11 thoughts on “Dremel Workstation’s New Job: Applying Threaded Inserts With Cheap Soldering Iron

  1. Sears made this kind of hand drill stand for years http://vintagemachinery.org/photoindex/detail.aspx?id=3828 and you can find them for a couple to $10 bucks at yard sales and in thrift stores*. They mount a heat gun pretty easily, as well as other tools that might be the same kind of fat gun shape. There’s also Wolfcraft models that are similar, whereas I think the B&D versions are a bit specific on the hand drills they will hold, so less adaptable.

    Anyway, should you not find one of those dremel stands, these seem common enough you could probably sleeve them and do similar, even get a huge electrical plumbers iron in there to shove thimble sized stuff into big prints etc.

    (* Though of course some eejut or opportunist has one listed for big bucks on eBay so prices might go up)

        1. LOL! Just today I un-ugga-dugga’d one of those thread-pitch cross-thread cases that was nicely rusted in, too. Some Einstein at Ford had succeeded in squeezing a metric nut on an imperial bolt. Had to make three trips to the tool chest to get ever more serious power tools.

  2. if you buy this drill press expecting anything other than bad drill press, you will be disappointed. to this day i still haven’t been able to tram the thing in. id love to see more articles about how to make this thing useful as anything other than an imprecise hole puncher.
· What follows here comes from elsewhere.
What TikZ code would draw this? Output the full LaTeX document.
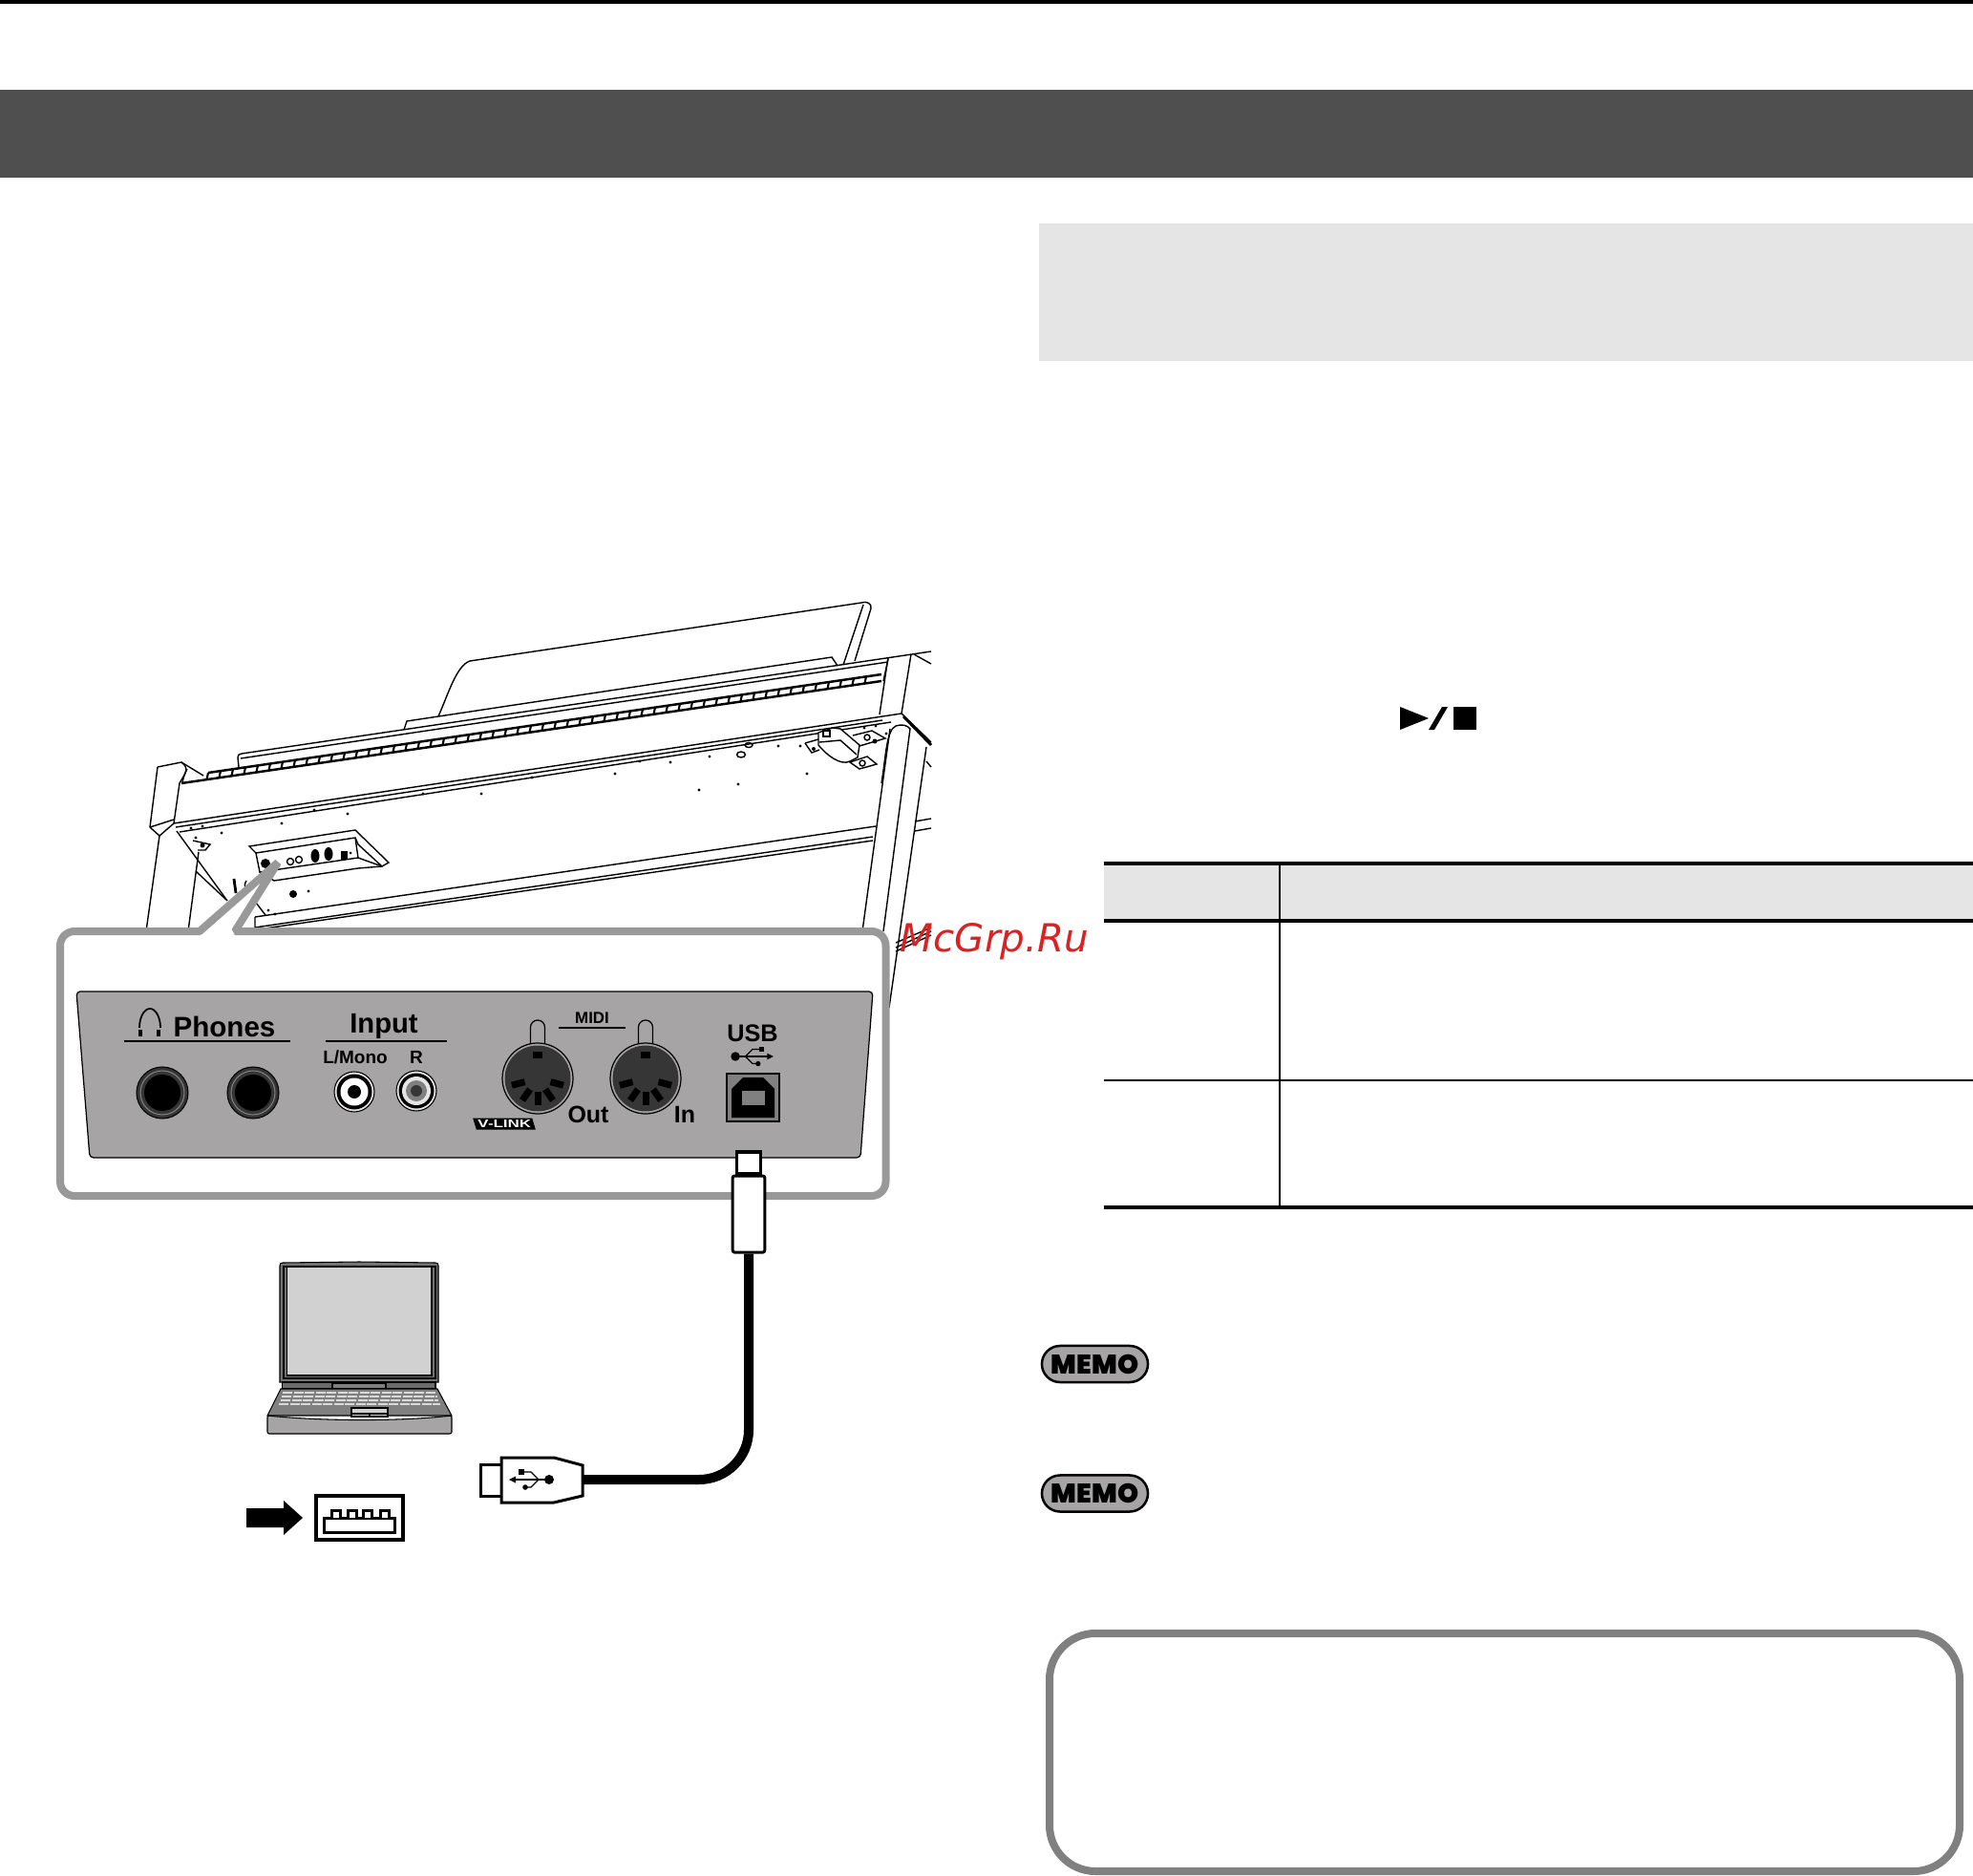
\documentclass[tikz,border=0pt]{standalone}
\usepackage{fontspec}
\usetikzlibrary{positioning}
\setmainfont{Liberation Sans}
\newfontfamily\memofont{Poppins Black}
\newfontfamily\markfont{DejaVu Sans}
\definecolor{bandgray}{HTML}{4F4F4F}
\definecolor{palegray}{HTML}{E5E5E5}
\definecolor{framegray}{HTML}{999999}
\definecolor{boxgray}{HTML}{808080}
\definecolor{panelgray}{HTML}{A6A4A5}
\definecolor{darkgray}{HTML}{363636}
\definecolor{markred}{HTML}{D92323}
\tikzset{
	pianoline/.style={black,line width=0.4pt},
	plugline/.style={black,line width=0.3mm,fill=white},
	lapline/.style={black,line width=0.3pt},
	label/.style={inner sep=0pt,anchor=base,font=\bfseries\fontsize{#1}{#1}\selectfont},
	rule/.style={black,line width=0.35pt},
	tablerule/.style={black,line width=0.4mm},
	memopill/.style={draw=black,fill=panelgray,line width=0.25mm,rounded corners=0.19cm,minimum width=1.11cm,minimum height=0.38cm,inner sep=0pt,font=\memofont\fontsize{8}{8}\selectfont},
	usbmark/.pic={
		\draw[line width=0.35pt] (-17,0) -- (19,0);
		\fill (21,0) circle (5);
		\fill (-21,0) -- (-14,-3.5) -- (-14,3.5) -- cycle;
		\draw[line width=0.35pt] (-7,-8) -- (2,-8) -- (10,0) -- (2,8) -- (-3,8);
		\fill (-11,-11) rectangle (-5,-5);
		\fill (-4,8) circle (2.8);
	}
}
\begin{document}
\begin{tikzpicture}[x=0.01cm,y=-0.01cm]
	\useasboundingbox (0,0) rectangle (2066,1964);
	\fill[white] (0,0) rectangle (2066,1964);
	\fill[black] (0,0) rectangle (2066,4);
	\fill[bandgray] (0,94) rectangle (2066,186);
	\fill[palegray] (1088,234) rectangle (2066,378);

	\draw[pianoline] (459,750) .. controls (470,725) and (478,697) .. (492,692) -- (902,631)
		.. controls (908,629) and (913,632) .. (912,637) -- (895,692);
	\draw[pianoline] (904,633) -- (883,696);
	\draw[pianoline] (423,764) -- (426,755) -- (871,688) -- (877,697);
	\draw[pianoline] (250,803) -- (249,793) .. controls (249,790) and (250,790) .. (253,789) -- (975,682);
	\draw[pianoline] (252,794) -- (930,693);
	\draw[black,line width=0.7pt] (218,809) -- (923,706);
	\draw[black,line width=0.7pt] (190,820) -- (923,713);
	\foreach \k in {0,...,53}
		\draw[black,line width=0.6pt] (218+13*\k,809-1.9*\k) -- ++(-1.5,7);
	\draw[pianoline] (930,690) -- (925,713);

	\draw[pianoline] (165,803) -- (190,798) -- (213,812);
	\draw[pianoline] (190,798) .. controls (200,805) and (192,812) .. (188,820) -- (182,862);
	\draw[pianoline] (196,805) .. controls (193,810) and (192,815) .. (191,819);
	\draw[pianoline] (165,803) -- (157,866) -- (167,875) -- (182,862);
	\draw[pianoline] (167,875) -- (153,975);
	\draw[pianoline] (208,892) -- (197,975);
	\draw[pianoline] (182,862) -- (944,747);
	\draw[pianoline] (157,866) -- (182,858);
	\draw[pianoline] (184,866) -- (924,754);
	\draw[pianoline] (188,871) -- (933,756);
	\draw[pianoline] (185,870) -- (238,943);
	\draw[pianoline] (205,912) -- (237,942);
	\draw[pianoline] (202,880) -- (220,884) -- (215,890) -- (207,890);
	\fill (212,885) circle (2.5);
	\draw[black,line width=0.8pt] (245,920) -- (247,935);
	\draw[pianoline] (258,922) .. controls (254,928) and (258,935) .. (264,930);
	\draw[pianoline] (268,945) -- (278,958);

	\draw[pianoline] (930,688) -- (921,748);
	\draw[pianoline] (954,685) -- (944,747);
	\draw[pianoline] (957,685) -- (975,695);
	\draw[pianoline] (944,747) -- (975,777);
	\draw[black,line width=0.8pt] (946,750) -- (975,780);
	\draw[pianoline] (923,820) .. controls (928,790) and (928,765) .. (938,760) .. controls (944,758) and (950,759) .. (953,763) -- (925,975);
	\draw[pianoline] (932,763) -- (903,975);
	\draw[pianoline] (970,782) -- (931,1055);
	\draw[pianoline] (970,797) -- (975,803);

	\draw[pianoline] (267,960) -- (917,865);
	\draw[pianoline] (267,960) -- (267,971) -- (914,876);
	\draw[pianoline] (270,973) -- (914,880);
	\draw[pianoline] (958,860) -- (975,857);
	\draw[pianoline] (958,870) -- (975,867);
	\draw[pianoline] (938,992) -- (975,975);
	\draw[pianoline] (938,987) -- (975,971);
	\draw[pianoline] (938,996) -- (975,979);

	\foreach \hx/\hy in {200/867,212/865,232/872,205/877,295/862,329/848,364/852,443/831,504/831,557/814,644/810,670/797,702/798,743/792,732/827,773/821,845/810,815/781,838/781,278/887,358/874,323/933,281/953,288/957,905/762,917/760,928/768}
		\fill (\hx,\hy) circle (1.7);
	\fill (307,936) circle (4);
	\draw[pianoline] (776,790) ellipse [x radius=4.5,y radius=3];
	\draw[pianoline] (784,780) ellipse [x radius=4,y radius=2.5];

	\draw[pianoline,fill=white] (261,886) -- (372,869) -- (407,903) -- (400,907) -- (375,884) -- (372,877) -- (268,893) -- cycle;
	\draw[pianoline] (268,893) -- (272,913) -- (375,898) -- (372,877);
	\draw[pianoline] (375,898) -- (400,907);
	\draw[pianoline] (287,922) -- (375,909) -- (400,907);
	\draw[pianoline] (272,913) -- (287,922);
	\fill (278,904) circle (5);
	\draw[pianoline] (304,902) circle (3.5);
	\draw[pianoline] (313,900) circle (3.5);
	\fill (330,896) ellipse [x radius=4.5,y radius=7];
	\fill (344,894) ellipse [x radius=4.5,y radius=7];
	\fill (357,891) rectangle (364,900);
	\fill (367,893) circle (1.5);

	\draw[pianoline,fill=white] (857,767) -- (872,762) -- (880,763) -- (900,780) -- (898,793) -- (890,797)
		.. controls (880,802) and (865,790) .. (857,780) -- cycle;
	\draw[pianoline] (858,777) -- (880,775) -- (897,790);
	\draw[pianoline] (843,778) -- (857,774);
	\draw[pianoline] (843,778) -- (850,788) -- (858,785);
	\fill (852,784) circle (2);
	\draw[pianoline] (893,770) -- (913,765) -- (927,773) -- (900,781);
	\draw[pianoline] (908,772) circle (3);
	\fill (916,776) circle (2.5);
	\draw[pianoline,fill=white] (890,798) -- (908,792) -- (918,800) -- (900,805) -- cycle;
	\draw[pianoline] (903,799) circle (3);
	\draw[pianoline] (862,765) rectangle (869,771);

	\draw[framegray,line width=0.8mm,fill=white,line join=bevel,rounded corners=0.15cm] (150,975) -- (63,975) -- (63,1252) -- (927.5,1252) -- (927.5,975)
		-- (300,975) [sharp corners] -- (246,975) -- (291,903) -- (209,975) -- cycle;

	\draw[black,line width=0.35pt,fill=panelgray,rounded corners=0.04cm] (80,1038) -- (914,1038) -- (901,1212) -- (94,1212) -- cycle;

	\node[label=8.4] (phones) at (235,1085) {Phones};
	\draw[black,line width=0.5pt] (146,1076) arc[start angle=180,end angle=360,x radius=11,y radius=20];
	\draw[black,line width=0.45mm] (147,1078) -- (147,1085);
	\draw[black,line width=0.45mm] (166,1078) -- (166,1085);
	\draw[rule] (130,1090) -- (304,1090);
	\node[label=8.3] (input) at (402,1081) {Input};
	\draw[rule] (341,1090) -- (468,1090);
	\node[label=5.4] (lmono) at (372,1113) {L/Mono};
	\node[label=5.4] (rlabel) at (436,1113) {R};
	\node[label=4.8] (midi) at (620,1071) {MIDI};
	\draw[rule] (585,1076) -- (655,1076);
	\node[label=7.1] (outlabel) at (616,1175) {Out};
	\node[label=7.1] (inlabel) at (717,1175) {In};
	\node[label=7.2] (usblabel) at (788,1090) {USB};

	\foreach \jx in {170,265} {
		\draw[black,line width=0.3pt,fill=darkgray] (\jx,1144) circle (27);
		\draw[gray,line width=0.3pt] (\jx,1144) circle (23);
		\fill[black] (\jx,1144) circle (19);
	}
	\draw[black,line width=0.3pt,fill=palegray] (371,1143) circle (21);
	\fill[black] (371,1143) circle (18.5);
	\fill[white] (371,1143) circle (14.5);
	\fill[black] (371,1143) circle (7);
	\draw[black,line width=0.3pt,fill=palegray] (436,1142) circle (21);
	\fill[black] (436,1142) circle (18.5);
	\fill[palegray] (436,1142) circle (15);
	\fill[gray] (436,1142) circle (11);
	\fill[darkgray] (436,1142) circle (6);

	\foreach \dx in {563,676} {
		\draw[black,line width=0.35pt] (\dx-7.5,1110) -- (\dx-7.5,1075.5) arc (180:360:7.5) -- (\dx+7.5,1110);
		\draw[black,line width=0.35pt,fill=panelgray] (\dx,1129) circle (37);
		\fill[darkgray] (\dx,1129) circle (34.5);
		\fill[black] (\dx-5,1101) rectangle (\dx+5,1108);
		\foreach \pa in {15,55,90,125,165}
			\draw[black,line width=0.7mm] (\dx,1129) ++(\pa:14) -- ++(\pa:14);
	}

	\node[fill=black,text=white,inner sep=0pt,minimum width=0.62cm,minimum height=0.12cm,xslant=-0.3,font=\bfseries\itshape\fontsize{3.3}{3.3}\selectfont] (vlink) at (528,1176.5) {\scalebox{1.45}[1]{V-LINK}};

	\pic[xscale=-1,scale=0.95] at (790,1106) {usbmark};

	\draw[black,line width=0.3pt,fill=gray] (761,1124) rectangle (816,1174);
	\fill[black] (766,1170) -- (766,1140) -- (778,1128) -- (799,1128) -- (811,1140) -- (811,1170) -- cycle;
	\fill[gray] (777,1142) rectangle (801,1157);

	\node[plugline,draw,minimum width=0.25cm,minimum height=0.22cm,inner sep=0pt] (plugtip) at (784,1217) {};
	\node[plugline,draw,rounded corners=0.02cm,minimum width=0.335cm,minimum height=0.8cm,inner sep=0pt,below=0pt of plugtip] (plugbody) {};
	\coordinate (cableend) at (610,1549);
	\draw[black,line width=1mm,rounded corners=0.52cm] (plugbody.south) |- (cableend);
	\draw[plugline] (525,1533) -- (503,1533) -- (503,1566) -- (525,1566);
	\draw[plugline] (525,1526) -- (580,1526) -- (610,1534) -- (610,1566) -- (580,1573) -- (525,1573) -- cycle;
	\pic at (554,1549) {usbmark};

	\draw[lapline,fill=gray!90!black] (293,1447) -- (293,1325) .. controls (293,1323) and (294,1322) .. (296,1322) -- (376,1321) -- (456,1322) .. controls (458,1322) and (459,1323) .. (459,1325) -- (459,1447) -- cycle;
	\draw[lapline] (297,1326) rectangle (456,1443);
	\draw[lapline,fill=black!18] (300.5,1326) rectangle (452,1440);
	\draw[lapline,fill=black!58] (295.5,1447) rectangle (456,1454);
	\draw[lapline,fill=black!50] (348,1448) rectangle (404,1454);
	\draw[lapline,fill=black!50] (294,1454) -- (458,1454) -- (473,1482) -- (280,1482) -- cycle;
	\foreach \ky/\kl/\kr in {1458/296/456,1462/295/458,1466/294/459,1470/292/461}
		\draw[white!85!black,line width=0.35pt,dash pattern=on 0.1cm off 0.015cm] (\kl,\ky) -- (\kr,\ky);
	\draw[lapline,fill=black!18] (368,1474) rectangle (406,1483);
	\draw[lapline] (368,1480) -- (406,1480);
	\draw[lapline] (387,1480) -- (387,1483);
	\draw[lapline,fill=panelgray,rounded corners=0.02cm] (280,1482) .. controls (340,1488) and (420,1488) .. (473,1482) -- (473,1501) -- (280,1501) -- cycle;

	\fill[black] (258,1579) -- (297,1579) -- (297,1571) -- (317,1589) -- (297,1607) -- (297,1599) -- (258,1599) -- cycle;
	\draw[plugline,line width=0.35mm] (331,1566) rectangle (422,1612);
	\draw[plugline] (339,1589) rectangle (413,1604);
	\foreach \px in {347,364,380,398}
		\draw[plugline] (\px,1589) -- (\px,1581) -- (\px+9,1581) -- (\px+9,1589);

	\fill[palegray] (1156,904) rectangle (2066,964);
	\draw[tablerule] (1156,904) -- (2066,904);
	\draw[tablerule] (1156,964) -- (2066,964);
	\draw[tablerule] (1156,1264) -- (2066,1264);
	\draw[black,line width=0.3pt] (1156,1131) -- (2066,1131);
	\draw[black,line width=0.55pt] (1340,904) -- (1340,1264);

	\fill[black] (1466,740) -- (1496,752) -- (1466,764) -- cycle;
	\fill[black] (1496,764) -- (1502,764) -- (1516,740) -- (1510,740) -- cycle;
	\fill[black] (1522,740) rectangle (1546,764);

	\node[memopill] (memoa) at (1146.5,1428) {MEMO};
	\node[memopill] (memob) at (1146.5,1563.5) {MEMO};

	\draw[boxgray,line width=0.8mm,rounded corners=0.48cm] (1099,1710) rectangle (2052,1959);

	\node[inner sep=0pt,anchor=base west,text=markred,font=\markfont\itshape\fontsize{11.5}{11.5}\selectfont] (mark) at (942,996) {McGrp.Ru};
\end{tikzpicture}
\end{document}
  3. I hear ya! It’s an awful drill press… Hence why I occasionally try and make it more useful! I need to reblog as since this I’ve redone the thermal insert set up all in steel. FWIW I think most of the shittyness of this press comes from the small grub screws that sit in the keyway on the main shaft. They are way undersize and allow a massive amount of wiggle room. I might try and work out how to remake them with a gib addition to try and sort it out a bit. But it’s a lot of effort when I have much better presses/pillars!

    1. Yeah, it was just a proof of concept really, I’ve since remade the mount out of a bit of en1a steel, which is much stiffer and I’m not worried about leaving it on for longer. That said, the 3d print did ok for short runs of inserts, was fine in terms of rigidity but eventually could get to hot.